Os motoristas da Uber não tiveram palavra na decisão, mas têm que pagar o seguro, o combustível e os arranjos dos carros. O custo total para os motoristas estimado pelo fisco norte-americano é de 56 cêntimos por milha, trabalhando assim com margens de remuneração muito baixas.

O caso de Arman, relatado nesta reportagem, mostra-nos que, há um ano, começou a fazer 20 dólares por hora. Este ano nem sequer consegue fazer o salário mínimo. Trabalha até 17 horas por dia para levar para casa o rendimento que conseguia a trabalhar 8 horas há um ano. Quando reclamou com a Uber, a empresa demitiu-o.

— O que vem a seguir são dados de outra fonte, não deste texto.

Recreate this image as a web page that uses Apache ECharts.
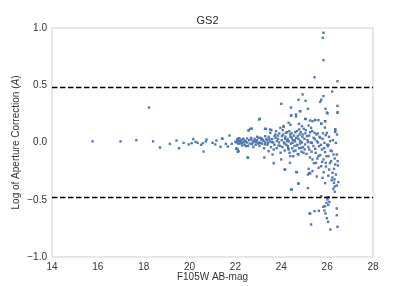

Neste caso, a Uber, em vez de pagar salários a trabalhadores, simplesmente encaixa uma parte dos seus rendimentos. Os motoristas assumem todos os riscos do negócio e todos os custos – o carro, o combustível, o seguro – e são os executivos e os investidores que enriquecem.

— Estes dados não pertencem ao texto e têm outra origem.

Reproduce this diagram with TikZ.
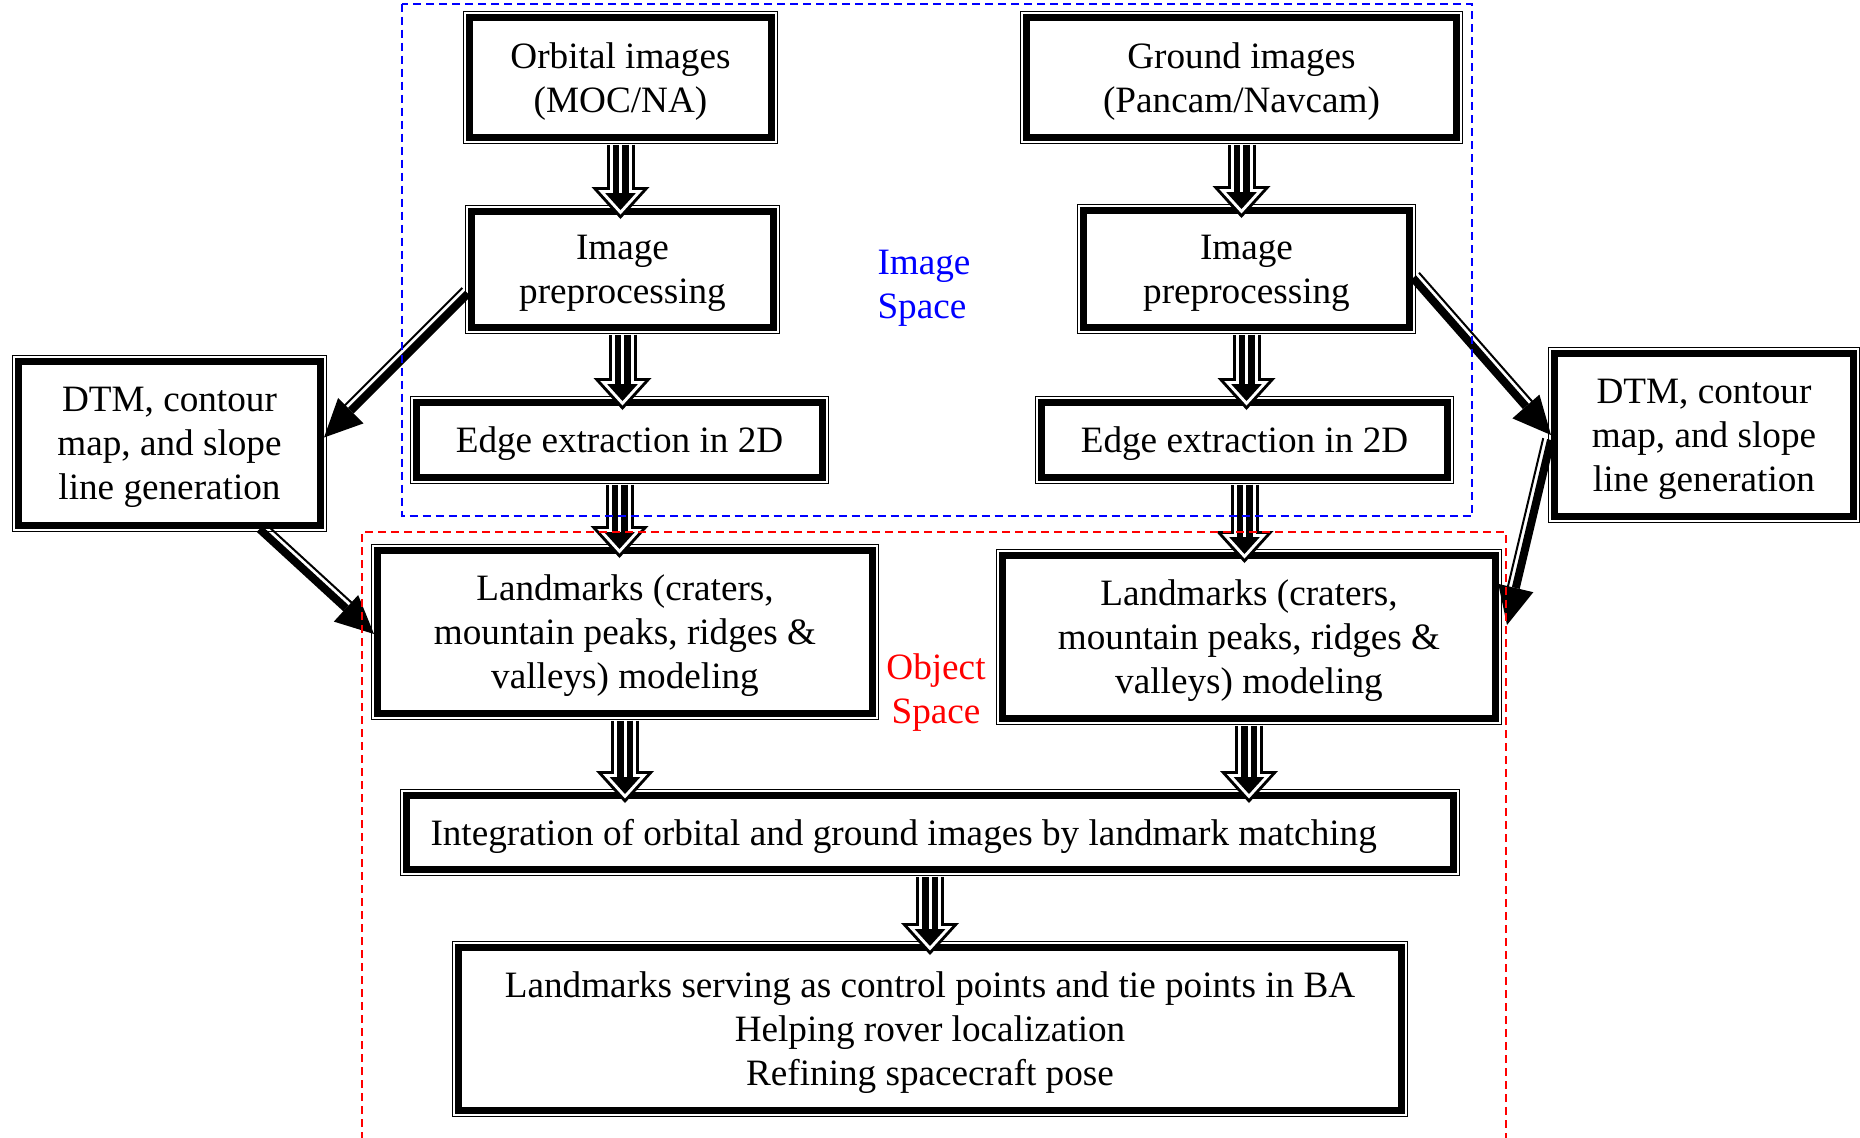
\documentclass[tikz,border=0pt]{standalone}
\usepackage{fontspec}
\setmainfont{Liberation Serif}
\usetikzlibrary{arrows.meta,calc,positioning}
\definecolor{SpaceImg}{HTML}{0000FF}
\definecolor{SpaceObj}{HTML}{FF0000}
\tikzset{
  procbox/.style={draw=black, line width=3.5pt, fill=white,
             preaction={draw=black, line width=6.5pt},
             preaction={draw=white, line width=5.5pt},
             font=\fontsize{18.6}{22}\selectfont, align=center, inner sep=0pt,
             text depth=-1pt},
  spacelabel/.style={font=\fontsize{18.6}{22}\selectfont, text=#1, inner sep=0pt},
  spacebox/.style={draw=#1, line width=1pt, dash pattern=on 4pt off 2.5pt},
  vflow/.style={draw=white, line width=1.5pt, shorten >=13pt,
    preaction={draw=black, line width=14pt, shorten >=0pt,
               -{Triangle[length=16pt,width=29pt,line width=0pt]}},
    preaction={draw=white, line width=11pt, shorten >=2.25pt,
               -{Triangle[length=12.25pt,width=22.25pt,line width=0pt]}},
    preaction={draw=black, line width=8pt, shorten >=4.5pt,
               -{Triangle[length=8.5pt,width=15.4pt,line width=0pt]}}},
  dflow/.style={draw=black, line width=4pt,
               -{Triangle[length=19pt,width=18pt,line width=0pt]}},
  drail/.style={draw=black, line width=1pt, shorten >=17pt},
}

\begin{document}
\begin{tikzpicture}[x=0.5pt, y=-0.5pt]
\useasboundingbox (0,0) rectangle (1860,1137);
% ---------- image space boxes
\node[procbox, minimum width=151pt, minimum height=60pt] (orbital) at (620.5,77.5) {Orbital images\\(MOC/NA)};
\node[procbox, minimum width=215pt, minimum height=60pt] (ground) at (1241.5,77.5) {Ground images\\(Pancam/Navcam)};
\node[procbox, minimum width=151pt, minimum height=58pt] (prepL) at (622.5,269.5) {Image\\preprocessing};
\node[procbox, minimum width=163pt, minimum height=58.5pt] (prepR) at (1246.5,269) {Image\\preprocessing};
\node[procbox, minimum width=203pt, minimum height=37.5pt] (edgeL) at (619.5,440) {Edge extraction in 2D};
\node[procbox, minimum width=203pt, minimum height=37.5pt] (edgeR) at (1244.5,440) {Edge extraction in 2D};
% ---------- side products
\node[procbox, minimum width=151pt, minimum height=82pt] (dtmL) at (169.5,443.5) {DTM, contour\\map, and slope\\line generation};
\node[procbox, minimum width=149.5pt, minimum height=81.5pt] (dtmR) at (1704,435) {DTM, contour\\map, and slope\\line generation};
% ---------- object space boxes
\node[procbox, minimum width=247.5pt, minimum height=81.5pt] (landL) at (625,632) {Landmarks (craters,\\mountain peaks, ridges \&\\valleys) modeling};
\node[procbox, minimum width=246.5pt, minimum height=81.5pt] (landR) at (1249,637) {Landmarks (craters,\\mountain peaks, ridges \&\\valleys) modeling};
\node[procbox, minimum width=523.5pt, minimum height=37pt, text width=499.5pt, align=flush left, inner xsep=12pt] (integ) at (930,832.5) {Integration of orbital and ground images by landmark matching};
\node[procbox, minimum width=471.5pt, minimum height=81.5pt] (result) at (930,1029) {Landmarks serving as control points and tie points in BA\\Helping rover localization\\Refining spacecraft pose};
% ---------- space labels
\node[spacelabel=SpaceImg, align=left] (imgspace) at (924,288) {Image\\Space};
\node[spacelabel=SpaceObj, align=center] (objspace) at (936,693) {Object\\Space};
% ---------- main flow
\draw[vflow] ([yshift=-1.75pt]orbital.south) -- ([yshift=-5.5pt]orbital.south |- prepL.north);
\draw[vflow] ([yshift=-1.75pt]prepL.south) -- ([yshift=-5.5pt]prepL.south |- edgeL.north);
\draw[vflow] ([yshift=-1.75pt]edgeL.south) -- ([yshift=-5.5pt]edgeL.south |- landL.north);
\draw[vflow] ([yshift=-1.75pt]ground.south) -- ([yshift=-5.5pt]ground.south |- prepR.north);
\draw[vflow] ([yshift=-1.75pt]prepR.south) -- ([yshift=-5.5pt]prepR.south |- edgeR.north);
\draw[vflow] ([yshift=-1.75pt]edgeR.south) -- ([yshift=-5.5pt]edgeR.south |- landR.north);
\draw[vflow] ([yshift=-1.75pt]landL.south) -- ([yshift=-5.5pt]landL.south |- integ.north);
\draw[vflow] ([yshift=-1.75pt]landR.south) -- ([yshift=-5.5pt]landR.south |- integ.north);
\draw[vflow] ([yshift=-1.75pt]integ.south) -- ([yshift=-5.5pt]integ.south |- result.north);
% ---------- DTM branches
\coordinate (a1s) at ([yshift=-12pt]prepL.west);
\coordinate (a1t) at ([yshift=3pt]dtmL.east);
\coordinate (a2s) at ([xshift=45pt]dtmL.south);
\coordinate (a2t) at ([yshift=-1pt]landL.west);
\coordinate (a3s) at ([yshift=-4.5pt]prepR.east);
\coordinate (a3t) at (dtmR.west);
\coordinate (a4s) at ([yshift=-2.5pt]dtmR.west);
\coordinate (a4t) at ([xshift=4pt,yshift=6pt]landR.east);
\draw[dflow] (a1s) -- (a1t);
\draw[drail] ($(a1s)!4pt!-90:(a1t)$) -- ($(a1t)!4pt!90:(a1s)$);
\draw[dflow] (a2s) -- (a2t);
\draw[drail] ($(a2s)!4pt!90:(a2t)$) -- ($(a2t)!4pt!-90:(a2s)$);
\draw[dflow] (a3s) -- (a3t);
\draw[drail] ($(a3s)!4pt!90:(a3t)$) -- ($(a3t)!4pt!-90:(a3s)$);
\draw[dflow] (a4s) -- (a4t);
\draw[drail] ($(a4s)!4pt!-90:(a4t)$) -- ($(a4t)!4pt!90:(a4s)$);
% ---------- image / object space frames
\draw[spacebox=SpaceImg] (402,3.5) rectangle (1472,516);
\draw[spacebox=SpaceObj] (362,1140) -- (362,532) -- (1506,532) -- (1506,1140);
\end{tikzpicture}
\end{document}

Depois de cada corrida, a Uber pede aos passageiros para avaliar o seu motorista numa escala de uma a cinco estrelas. Os condutores com uma média inferior a 4,7 podem ser desativados. Os critérios não são mais que opiniões.

O previsto para a regulamentação da Uber e as exigências dos taxistas

O projecto de Decreto de Lei a ser cozinhado pelo Governo português para regulamentar plataformas como a Uber, cria o conceito de TVDE (Transporte em Veículos Descaracterizados a partir de Plataforma Electrónica), onde os proprietários de tais veículos, se ligados a uma plataforma de intermediação entre oferta e procura, podem aceder à actividade de transporte oneroso de passageiros. Aqui é dado um poder absoluto às plataformas electrónicas para decidir quem pode e não pode ter acesso ao mercado. As plataformas poderiam legalizar-se mediante simples comunicação prévia. Teríamos aqui uma situação em que o sector dos táxis continuaria contingentado e com tarifas fixadas pelo Estado, e o outro, onde se inclui a Uber, completamente liberalizado. É por isso que hoje, uma das principais exigências dos taxistas é que os veículos a utilizar pelas plataformas tenham origem nos contingentes existentes que são fixados pelas câmaras municipais.

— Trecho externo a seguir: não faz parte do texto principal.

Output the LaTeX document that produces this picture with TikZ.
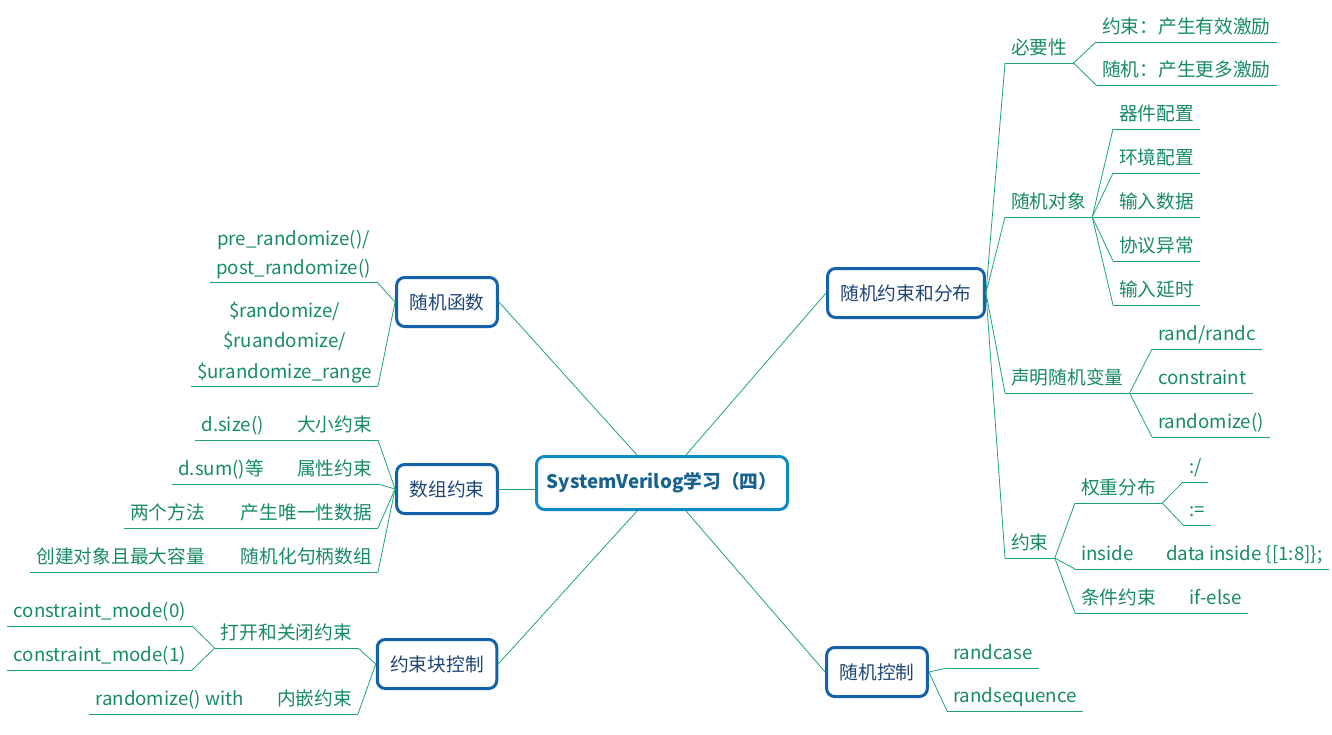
\documentclass[tikz,border=0pt]{standalone}
\usepackage{fontspec}
\setmainfont{Noto Sans CJK SC}
\definecolor{rootline}{HTML}{0E8AC4}
\definecolor{roottext}{HTML}{17618F}
\definecolor{topicline}{HTML}{1562AC}
\definecolor{topictext}{HTML}{1D4677}
\definecolor{leaftext}{HTML}{168A69}
\definecolor{linkgreen}{HTML}{1BA47C}
\tikzset{
  root/.style={draw=rootline, line width=3pt, rounded corners=8pt, fill=white,
    text=roottext, font=\fontsize{18.7}{22}\selectfont\bfseries,
    minimum width=251, minimum height=53},
  topic/.style={draw=topicline, line width=3pt, rounded corners=8pt, fill=white,
    text=topictext, minimum height=49, inner xsep=13},
  leaf/.style={text=leaftext, inner xsep=6, inner ysep=3, text depth=5pt},
  leafR/.style={leaf, anchor=south west},
  leafL/.style={leaf, anchor=south east},
  link/.style={draw=linkgreen, line width=1pt},
}
\begin{document}
\begin{tikzpicture}[x=1pt, y=-1pt, font=\fontsize{18.7}{29}\selectfont]
\useasboundingbox (0,0) rectangle (1332,734);

% Define the central and main topics
\node[root] (R) at (662,483) {SystemVerilog学习（四）};
\node[topic] (T1) at (906,293) {随机约束和分布};
\node[topic] (T2) at (877,672) {随机控制};
\node[topic] (T3) at (447,302) {随机函数};
\node[topic] (T4) at (447,489) {数组约束};
\node[topic] (T5) at (437,664) {约束块控制};

% Right side: 随机约束和分布
\node[leafR] (A) at (1005,63) {必要性};
\node[leafR] (A1) at (1096,42) {约束：产生有效激励};
\node[leafR] (A2) at (1096,85) {随机：产生更多激励};
\node[leafR] (B) at (1005,217) {随机对象};
\node[leafR] (B1) at (1113,129) {器件配置};
\node[leafR] (B2) at (1113,173) {环境配置};
\node[leafR] (B3) at (1113,217) {输入数据};
\node[leafR] (B4) at (1113,261) {协议异常};
\node[leafR] (B5) at (1113,305) {输入延时};
\node[leafR] (C) at (1005,393) {声明随机变量};
\node[leafR] (C1) at (1152,349) {rand/randc};
\node[leafR] (C2) at (1152,393) {constraint};
\node[leafR] (C3) at (1152,437) {randomize()};
\node[leafR] (D) at (1005,558) {约束};
\node[leafR] (D1) at (1075,503) {权重分布};
\node[leafR] (D11) at (1183,482) {:/};
\node[leafR] (D12) at (1183,525) {:=};
\node[leafR] (D2) at (1075,569) {inside};
\node[leafR] (D21) at (1160,569) {data inside \{[1:8]\};};
\node[leafR] (D3) at (1075,613) {条件约束};
\node[leafR] (D31) at (1183,613) {if-else};

% Right side: 随机控制
\node[leafR] (E1) at (947,668) {randcase};
\node[leafR] (E2) at (947,711) {randsequence};

% Left side: 随机函数
\node[leafL, align=center, text depth=, font=\fontsize{18.7}{29}\selectfont] (F1) at (377,282) {pre\_randomize()/\\post\_randomize()};
\node[leafL, align=center, text depth=, font=\fontsize{18.7}{30.5}\selectfont] (F2) at (378,386) {\$randomize/\\\$ruandomize/\\\$urandomize\_range};

% Left side: 数组约束
\node[leafL] (G1) at (378,440) {大小约束};
\node[leafL] (G11) at (270,440) {d.size()};
\node[leafL] (G2) at (378,484) {属性约束};
\node[leafL] (G21) at (270,484) {d.sum()等};
\node[leafL] (G3) at (378,528) {产生唯一性数据};
\node[leafL] (G31) at (211,528) {两个方法};
\node[leafL] (G4) at (378,572) {随机化句柄数组};
\node[leafL] (G41) at (211,572) {创建对象且最大容量};

% Left side: 约束块控制
\node[leafL] (H1) at (358,648) {打开和关闭约束};
\node[leafL] (H11) at (192,626) {constraint\_mode(0)};
\node[leafL] (H12) at (192,670) {constraint\_mode(1)};
\node[leafL] (H2) at (358,714) {内嵌约束};
\node[leafL] (H21) at (250,714) {randomize() with};

% Underlines
\foreach \n in {A,A1,A2,B,B1,B2,B3,B4,B5,C,C1,C2,C3,D,D1,D11,D12,D2,D21,D3,D31,
  E1,E2,F1,F2,G1,G11,G2,G21,G3,G31,G4,G41,H1,H11,H12,H2,H21}
  \draw[link] (\n.south west) -- (\n.south east);

% Define the edges
\begin{scope}[link, line width=0.8pt]
\draw ([xshift=24]R.north) -- (T1.west);
\draw ([xshift=24]R.south) -- (T2.west);
\draw ([xshift=-25]R.north) -- (T3.east);
\draw (T4.east) -- (T4.east -| R.west);
\draw ([xshift=-25]R.south) -- (T5.east);

\foreach \n in {A,B,C,D} \draw (T1.east) -- (\n.south west);
\foreach \n in {A1,A2} \draw (A.south east) -- (\n.south west);
\foreach \n in {B1,B2,B3,B4,B5} \draw (B.south east) -- (\n.south west);
\foreach \n in {C1,C2,C3} \draw (C.south east) -- (\n.south west);
\foreach \n in {D1,D2,D3} \draw (D.south east) -- (\n.south west);
\foreach \n in {D11,D12} \draw (D1.south east) -- (\n.south west);
\draw (D2.south east) -- (D21.south west);
\draw (D3.south east) -- (D31.south west);
\foreach \n in {E1,E2} \draw (T2.east) -- (\n.south west);

\foreach \n in {F1,F2} \draw (T3.west) -- (\n.south east);
\foreach \n in {G1,G2,G3,G4} \draw (T4.west) -- (\n.south east);
\draw (G1.south west) -- (G11.south east);
\draw (G2.south west) -- (G21.south east);
\draw (G3.south west) -- (G31.south east);
\draw (G4.south west) -- (G41.south east);
\foreach \n in {H1,H2} \draw (T5.west) -- (\n.south east);
\foreach \n in {H11,H12} \draw (H1.south west) -- (\n.south east);
\draw (H2.south west) -- (H21.south east);
\end{scope}
\end{tikzpicture}
\end{document}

É legitimo questionar: para que serve a Autoridade da Concorrência e a Lei da Concorrência, que dizem existir para proteger a lealdade e a igualdade concorrenciais, se se permite que na mesma actividade económica – transporte individual de passageiros – haja agentes sujeitos a pesada regulamentação e outros «com quase nada» regulamentado?


Os taxistas evocam que com estas condições, a Uber pode vir a funcionar em regime de monopólio, aniquilando o sector dos táxis, e prevendo uma escalada de preços nesse cenário. Quanto às condições dos motoristas, ficou claro: a sujeição à precariedade é regra no sistema da Uber.